To run this specific conversion script you will need to have TensorFlow and PyTorch installed (pip install tensorflow
). The rest of the repository only requires PyTorch.
Here is an example of the conversion process for a pre-trained BERT-Base Uncased
model:
export BERT_BASE_DIR=/path/to/bert/uncased_L-12_H-768_A-12
pytorch_pretrained_bert convert_tf_checkpoint_to_pytorch \
$BERT_BASE_DIR/bert_model.ckpt \
$BERT_BASE_DIR/bert_config.json \
$BERT_BASE_DIR/pytorch_model.bin
You can download Google's pre-trained models for the conversion here.
TPU
TPU support and pretraining scripts
TPU are not supported by the current stable release of PyTorch (0.4.1). However, the next version of PyTorch (v1.0) should support training on TPU and is expected to be released soon (see the recent official announcement).

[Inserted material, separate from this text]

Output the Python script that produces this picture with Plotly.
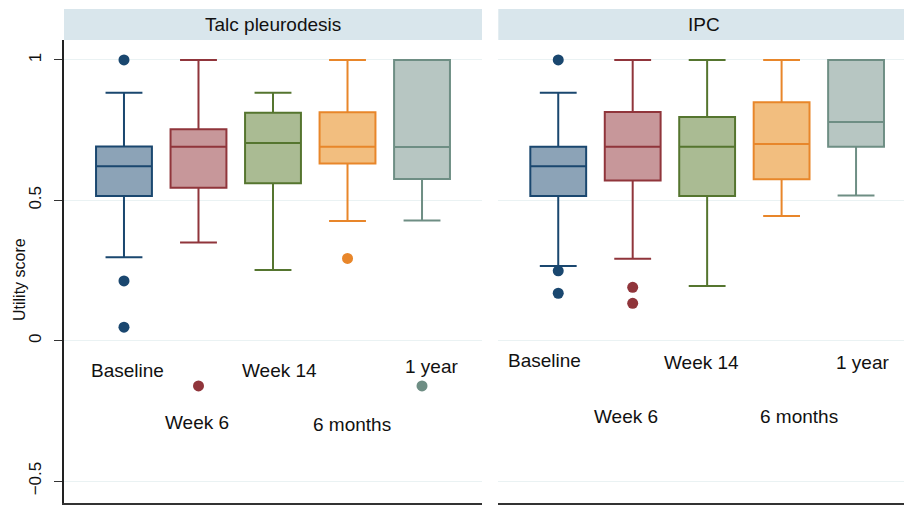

We will add TPU support when this next release is published.
The original TensorFlow code further comprises two scripts for pre-training BERT: create_pretraining_data.py and run_pretraining.py.
Since, pre-training BERT is a particularly expensive operation that basically requires one or several TPUs to be completed in a reasonable amout of time (see details here) we have decided to wait for the inclusion of TPU support in PyTorch to convert these pre-training scripts.